Repeat, exactly and in full, the lines of the listing below, but without any pictures.

Start of SOURCE MATERIAL

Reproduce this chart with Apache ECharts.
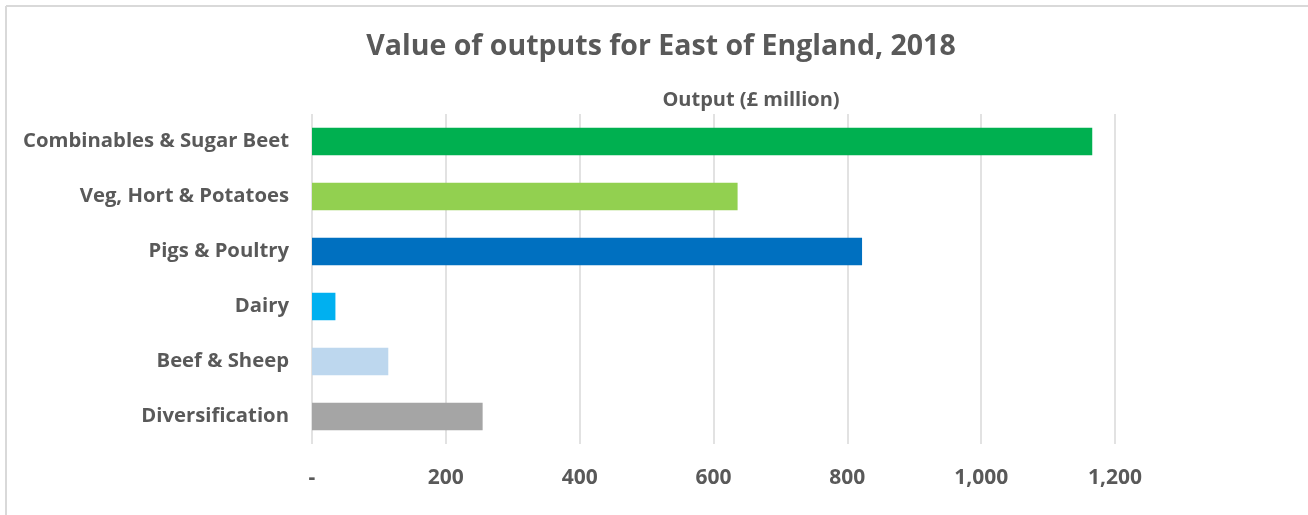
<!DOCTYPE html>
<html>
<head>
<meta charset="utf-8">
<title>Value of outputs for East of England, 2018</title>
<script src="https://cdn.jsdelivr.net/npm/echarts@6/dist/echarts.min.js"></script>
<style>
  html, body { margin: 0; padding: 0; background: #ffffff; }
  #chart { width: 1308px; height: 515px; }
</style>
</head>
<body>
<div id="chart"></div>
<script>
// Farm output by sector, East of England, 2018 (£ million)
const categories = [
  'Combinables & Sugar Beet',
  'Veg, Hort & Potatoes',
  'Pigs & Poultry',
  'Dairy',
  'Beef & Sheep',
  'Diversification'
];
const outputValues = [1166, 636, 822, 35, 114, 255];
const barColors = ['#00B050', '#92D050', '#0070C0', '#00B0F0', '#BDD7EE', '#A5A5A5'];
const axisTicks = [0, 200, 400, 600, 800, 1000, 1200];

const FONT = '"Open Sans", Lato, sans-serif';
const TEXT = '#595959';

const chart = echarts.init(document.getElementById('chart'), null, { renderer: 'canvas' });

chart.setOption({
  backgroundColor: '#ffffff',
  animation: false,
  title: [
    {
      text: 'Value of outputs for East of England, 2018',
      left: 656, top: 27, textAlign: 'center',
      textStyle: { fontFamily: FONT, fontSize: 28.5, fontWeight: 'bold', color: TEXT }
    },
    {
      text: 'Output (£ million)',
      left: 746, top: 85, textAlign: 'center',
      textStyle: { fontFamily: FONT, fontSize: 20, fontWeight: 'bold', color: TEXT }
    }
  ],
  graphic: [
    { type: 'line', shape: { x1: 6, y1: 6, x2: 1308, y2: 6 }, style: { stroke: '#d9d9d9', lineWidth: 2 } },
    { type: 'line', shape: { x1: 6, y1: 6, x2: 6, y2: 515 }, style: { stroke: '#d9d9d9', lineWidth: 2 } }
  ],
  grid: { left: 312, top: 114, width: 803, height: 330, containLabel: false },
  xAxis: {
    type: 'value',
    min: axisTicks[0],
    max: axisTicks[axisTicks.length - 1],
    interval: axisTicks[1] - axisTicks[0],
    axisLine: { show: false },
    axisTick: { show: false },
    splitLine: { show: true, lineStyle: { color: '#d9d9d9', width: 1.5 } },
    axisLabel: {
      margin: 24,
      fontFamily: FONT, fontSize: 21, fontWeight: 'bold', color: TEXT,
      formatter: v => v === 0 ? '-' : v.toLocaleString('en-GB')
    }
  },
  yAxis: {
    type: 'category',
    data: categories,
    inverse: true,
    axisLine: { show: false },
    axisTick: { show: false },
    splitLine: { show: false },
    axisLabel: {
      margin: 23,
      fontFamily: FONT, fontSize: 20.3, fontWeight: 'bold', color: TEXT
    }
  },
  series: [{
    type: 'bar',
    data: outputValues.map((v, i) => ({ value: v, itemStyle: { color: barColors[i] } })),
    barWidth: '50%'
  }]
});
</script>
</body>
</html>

End of SOURCE MATERIAL

_ANSWER TO THE PROBLEM:_
Reproduce this chart with Apache ECharts.
<!DOCTYPE html>
<html>
<head>
<meta charset="utf-8">
<title>Value of outputs for East of England, 2018</title>
<script src="https://cdn.jsdelivr.net/npm/echarts@6/dist/echarts.min.js"></script>
<style>
  html, body { margin: 0; padding: 0; background: #ffffff; }
  #chart { width: 1308px; height: 515px; }
</style>
</head>
<body>
<div id="chart"></div>
<script>
// Farm output by sector, East of England, 2018 (£ million)
const categories = [
  'Combinables & Sugar Beet',
  'Veg, Hort & Potatoes',
  'Pigs & Poultry',
  'Dairy',
  'Beef & Sheep',
  'Diversification'
];
const outputValues = [1166, 636, 822, 35, 114, 255];
const barColors = ['#00B050', '#92D050', '#0070C0', '#00B0F0', '#BDD7EE', '#A5A5A5'];
const axisTicks = [0, 200, 400, 600, 800, 1000, 1200];

const FONT = '"Open Sans", Lato, sans-serif';
const TEXT = '#595959';

const chart = echarts.init(document.getElementById('chart'), null, { renderer: 'canvas' });

chart.setOption({
  backgroundColor: '#ffffff',
  animation: false,
  title: [
    {
      text: 'Value of outputs for East of England, 2018',
      left: 656, top: 27, textAlign: 'center',
      textStyle: { fontFamily: FONT, fontSize: 28.5, fontWeight: 'bold', color: TEXT }
    },
    {
      text: 'Output (£ million)',
      left: 746, top: 85, textAlign: 'center',
      textStyle: { fontFamily: FONT, fontSize: 20, fontWeight: 'bold', color: TEXT }
    }
  ],
  graphic: [
    { type: 'line', shape: { x1: 6, y1: 6, x2: 1308, y2: 6 }, style: { stroke: '#d9d9d9', lineWidth: 2 } },
    { type: 'line', shape: { x1: 6, y1: 6, x2: 6, y2: 515 }, style: { stroke: '#d9d9d9', lineWidth: 2 } }
  ],
  grid: { left: 312, top: 114, width: 803, height: 330, containLabel: false },
  xAxis: {
    type: 'value',
    min: axisTicks[0],
    max: axisTicks[axisTicks.length - 1],
    interval: axisTicks[1] - axisTicks[0],
    axisLine: { show: false },
    axisTick: { show: false },
    splitLine: { show: true, lineStyle: { color: '#d9d9d9', width: 1.5 } },
    axisLabel: {
      margin: 24,
      fontFamily: FONT, fontSize: 21, fontWeight: 'bold', color: TEXT,
      formatter: v => v === 0 ? '-' : v.toLocaleString('en-GB')
    }
  },
  yAxis: {
    type: 'category',
    data: categories,
    inverse: true,
    axisLine: { show: false },
    axisTick: { show: false },
    splitLine: { show: false },
    axisLabel: {
      margin: 23,
      fontFamily: FONT, fontSize: 20.3, fontWeight: 'bold', color: TEXT
    }
  },
  series: [{
    type: 'bar',
    data: outputValues.map((v, i) => ({ value: v, itemStyle: { color: barColors[i] } })),
    barWidth: '50%'
  }]
});
</script>
</body>
</html>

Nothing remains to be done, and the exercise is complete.